■ **Instruction**
Quote, verbatim, all material below, without pictures.

■ **Data block**
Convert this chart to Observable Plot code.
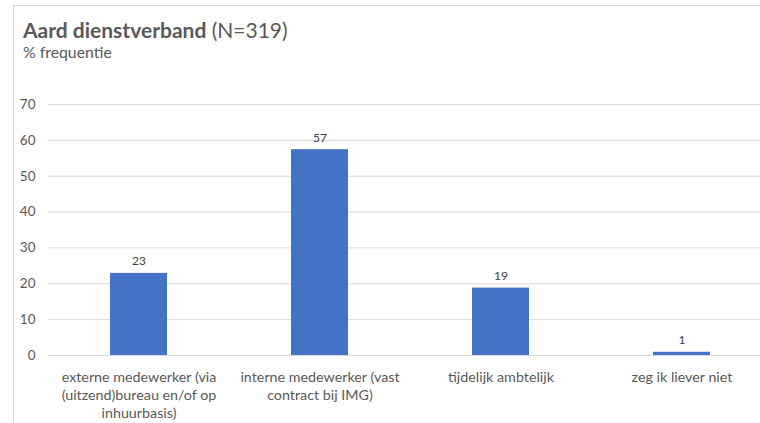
<!DOCTYPE html>
<html>
<head>
<meta charset="utf-8">
<script src="https://cdn.jsdelivr.net/npm/d3@7"></script>
<script src="https://cdn.jsdelivr.net/npm/@observablehq/plot@0.6"></script>
<style>
  html, body { margin: 0; padding: 0; background: #fff; overflow: hidden; }
  #wrap { position: relative; width: 760px; height: 423px; overflow: hidden; font-family: Lato, "Open Sans", sans-serif; }
  #frame { position: absolute; left: 13px; top: 5px; width: 800px; height: 500px; border-top: 1px solid #d9d9d9; border-left: 1px solid #d9d9d9; }
  #title { position: absolute; left: 23px; top: 17px; font-size: 21px; color: #595959; white-space: nowrap; }
  #title b { font-weight: 700; }
  #subtitle { position: absolute; left: 23px; top: 42px; font-size: 15.8px; color: #595959; }
  #chart { position: absolute; left: 0; top: 60px; width: 772px; }
  #chart svg { max-width: none !important; }
</style>
</head>
<body>
<div id="wrap">
  <div id="frame"></div>
  <div id="title"><b>Aard dienstverband</b> (N=319)</div>
  <div id="subtitle">% frequentie</div>
  <div id="chart"></div>
</div>
<script>
const categories = [
  "externe medewerker (via\n(uitzend)bureau en/of op\ninhuurbasis)",
  "interne medewerker (vast\ncontract bij IMG)",
  "tijdelijk ambtelijk",
  "zeg ik liever niet"
];
const values = [22.9, 57.4, 18.8, 0.9];
const labels = ["23", "57", "19", "1"];
const yTicks = [0, 10, 20, 30, 40, 50, 60, 70];

const data = categories.map((c, i) => ({cat: c, value: values[i], label: labels[i]}));

const chart = Plot.plot({
  width: 772,
  height: 363,
  marginLeft: 48,
  marginRight: 0,
  marginTop: 44,
  marginBottom: 68,
  style: {fontFamily: "Lato, 'Open Sans', sans-serif", fontSize: "12px", color: "#595959", background: "transparent", maxWidth: "none"},
  x: {domain: categories, paddingInner: 0.685, paddingOuter: 0.3425, round: false, label: null},
  y: {domain: [0, 70], ticks: yTicks, label: null},
  marks: [
    Plot.gridY(yTicks, {stroke: "#d9d9d9", strokeOpacity: 1, strokeWidth: 1}),
    Plot.barY(data, {x: "cat", y: "value", fill: "#4472C4"}),
    Plot.text(data, {x: "cat", y: "value", text: "label", lineAnchor: "bottom", dy: -8, fontSize: 12, fill: "#404040"}),
    Plot.axisY({ticks: yTicks, tickSize: 0, tickPadding: 13, fontSize: 13.5, fill: "#595959"}),
    Plot.axisX({tickSize: 0, tickPadding: 14, fontSize: 14.3, fill: "#595959", lineHeight: 1.26})
  ]
});
document.getElementById("chart").appendChild(chart);
</script>
</body>
</html>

■ **Result**
Convert this chart to Observable Plot code.
<!DOCTYPE html>
<html>
<head>
<meta charset="utf-8">
<script src="https://cdn.jsdelivr.net/npm/d3@7"></script>
<script src="https://cdn.jsdelivr.net/npm/@observablehq/plot@0.6"></script>
<style>
  html, body { margin: 0; padding: 0; background: #fff; overflow: hidden; }
  #wrap { position: relative; width: 760px; height: 423px; overflow: hidden; font-family: Lato, "Open Sans", sans-serif; }
  #frame { position: absolute; left: 13px; top: 5px; width: 800px; height: 500px; border-top: 1px solid #d9d9d9; border-left: 1px solid #d9d9d9; }
  #title { position: absolute; left: 23px; top: 17px; font-size: 21px; color: #595959; white-space: nowrap; }
  #title b { font-weight: 700; }
  #subtitle { position: absolute; left: 23px; top: 42px; font-size: 15.8px; color: #595959; }
  #chart { position: absolute; left: 0; top: 60px; width: 772px; }
  #chart svg { max-width: none !important; }
</style>
</head>
<body>
<div id="wrap">
  <div id="frame"></div>
  <div id="title"><b>Aard dienstverband</b> (N=319)</div>
  <div id="subtitle">% frequentie</div>
  <div id="chart"></div>
</div>
<script>
const categories = [
  "externe medewerker (via\n(uitzend)bureau en/of op\ninhuurbasis)",
  "interne medewerker (vast\ncontract bij IMG)",
  "tijdelijk ambtelijk",
  "zeg ik liever niet"
];
const values = [22.9, 57.4, 18.8, 0.9];
const labels = ["23", "57", "19", "1"];
const yTicks = [0, 10, 20, 30, 40, 50, 60, 70];

const data = categories.map((c, i) => ({cat: c, value: values[i], label: labels[i]}));

const chart = Plot.plot({
  width: 772,
  height: 363,
  marginLeft: 48,
  marginRight: 0,
  marginTop: 44,
  marginBottom: 68,
  style: {fontFamily: "Lato, 'Open Sans', sans-serif", fontSize: "12px", color: "#595959", background: "transparent", maxWidth: "none"},
  x: {domain: categories, paddingInner: 0.685, paddingOuter: 0.3425, round: false, label: null},
  y: {domain: [0, 70], ticks: yTicks, label: null},
  marks: [
    Plot.gridY(yTicks, {stroke: "#d9d9d9", strokeOpacity: 1, strokeWidth: 1}),
    Plot.barY(data, {x: "cat", y: "value", fill: "#4472C4"}),
    Plot.text(data, {x: "cat", y: "value", text: "label", lineAnchor: "bottom", dy: -8, fontSize: 12, fill: "#404040"}),
    Plot.axisY({ticks: yTicks, tickSize: 0, tickPadding: 13, fontSize: 13.5, fill: "#595959"}),
    Plot.axisX({tickSize: 0, tickPadding: 14, fontSize: 14.3, fill: "#595959", lineHeight: 1.26})
  ]
});
document.getElementById("chart").appendChild(chart);
</script>
</body>
</html>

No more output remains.